The strange thing is, the whole thing startled me, but it didn't seem truly scary until the first time I told the story, and felt the hair on the back of my head stand up. But that stopped happening after a few years, and it just became a good spooky tale to tell. I still think I was just falling asleep at the wheel, and dreaming while I was half-awake. That's a much simpler explanation than ghostly hitchhikers, to say nothing of ghostly collie dogs.

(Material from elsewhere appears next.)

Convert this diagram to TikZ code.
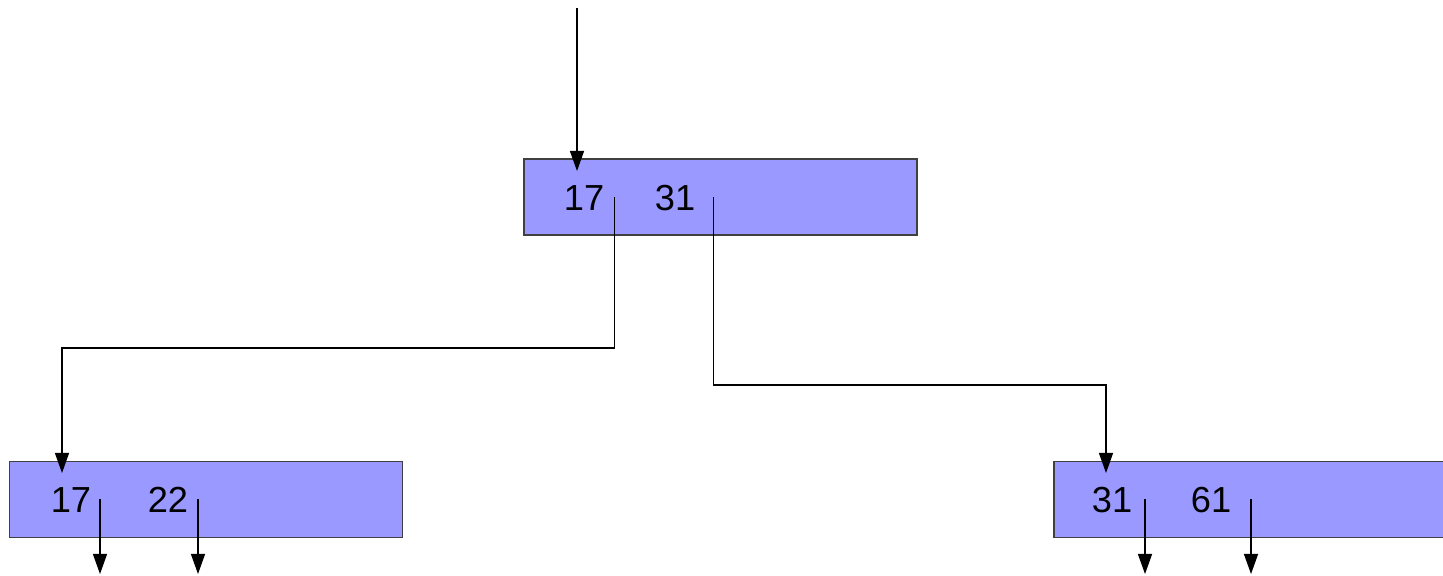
\documentclass[tikz,border=0pt]{standalone}
\usepackage{fontspec}
\setmainfont{Liberation Sans}
\usetikzlibrary{%
  arrows.meta,%
  calc%
}
\definecolor{nodefill}{HTML}{9999FF}
\definecolor{nodeline}{HTML}{404040}
\tikzset{>={Triangle[length=0.2cm,width=0.14cm]}}
\tikzset{
  page/.style={draw=nodeline,line width=0.4pt,fill=nodefill,
    minimum width=3.93cm,minimum height=0.76cm,inner sep=0pt},
  key/.style={inner sep=0pt,font=\fontsize{10.3}{12}\selectfont},
  ptr/.style={line width=0.35pt,->}
}

\begin{document}
\begin{tikzpicture}[x=0.01cm,y=-0.01cm]
    \useasboundingbox (0,0) rectangle (1443,576);
    \clip (0,0) rectangle (1443,576);
    % pages
    \node[page] (root) at (720.5,197) {};
    \node[page] (left) at (206,499.5) {};
    \node[page] (right) at (1250.5,499.5) {};
    % keys
    \node[key] (r1) at (584,198) {17};
    \node[key] (r2) at (675,198) {31};
    \node[key] (l1) at (71,500) {17};
    \node[key] (l2) at (168,500) {22};
    \node[key] (q1) at (1112,500) {31};
    \node[key] (q2) at (1211,500) {61};
    % pointer ends
    \coordinate (top) at (577,8);
    \coordinate (topin) at (577,171);
    \coordinate (rp1) at (614.5,197);
    \coordinate (rp2) at (713.5,197);
    \coordinate (lin) at (62,473);
    \coordinate (qin) at (1106,473);
    \coordinate (lp1) at (100,499);
    \coordinate (lp2) at (198,499);
    \coordinate (qp1) at (1145,499);
    \coordinate (qp2) at (1251,499);
    % arrows
    \draw[ptr] (top) -- (topin);
    \draw[ptr] (rp1) -- (rp1 |- 0,348) -- (lin |- 0,348) -- (lin);
    \draw[ptr] (rp2) -- (rp2 |- 0,385) -- (qin |- 0,385) -- (qin);
    \draw[ptr] (lp1) -- ++(0,75);
    \draw[ptr] (lp2) -- ++(0,75);
    \draw[ptr] (qp1) -- ++(0,75);
    \draw[ptr] (qp2) -- ++(0,75);
\end{tikzpicture}
\end{document}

But it's not like I know everything, and it's a weird old world, whether there's a supernatural or not. I hadn't thought much about that story for years, until today, when I was thinking about that movie last night. I was trying to find the real story it was supposedly based on, and ended up finding some creepy, sad articles about "exorcisms" performed by real clergymen. I was thinking about how different my naturalistic view is from someone who truly believes in demon possession. So much less scary. So I started thinking about my "paranormal" experiences, and decided it was finally time to write about them.

But then, as soon as I got home from work, I got a message on Facebook from my old friend Dave. He had attached a picture of his ticket from that concert, 24 years ago. "Remember this?" he said, "I kept the ticket stubs to every concert I ever went to....man, what a crazy night!"


So, my third freaky "psychic" experience in 41 years was earlier today, just as I was getting ready to write this story for the first time. I don't know if it makes me or Dave seem like the psychic one, but it's pretty strange either way. In the three years or so that we've been friends on Facebook, how did he happen to send me a picture of that ticket today? If it's been roughly 1,000 days, that means the odds are 1/1,000. I know a few long shots like that are almost certain to happen in 41 years, statistically speaking. But who knows? It's still a weird old world.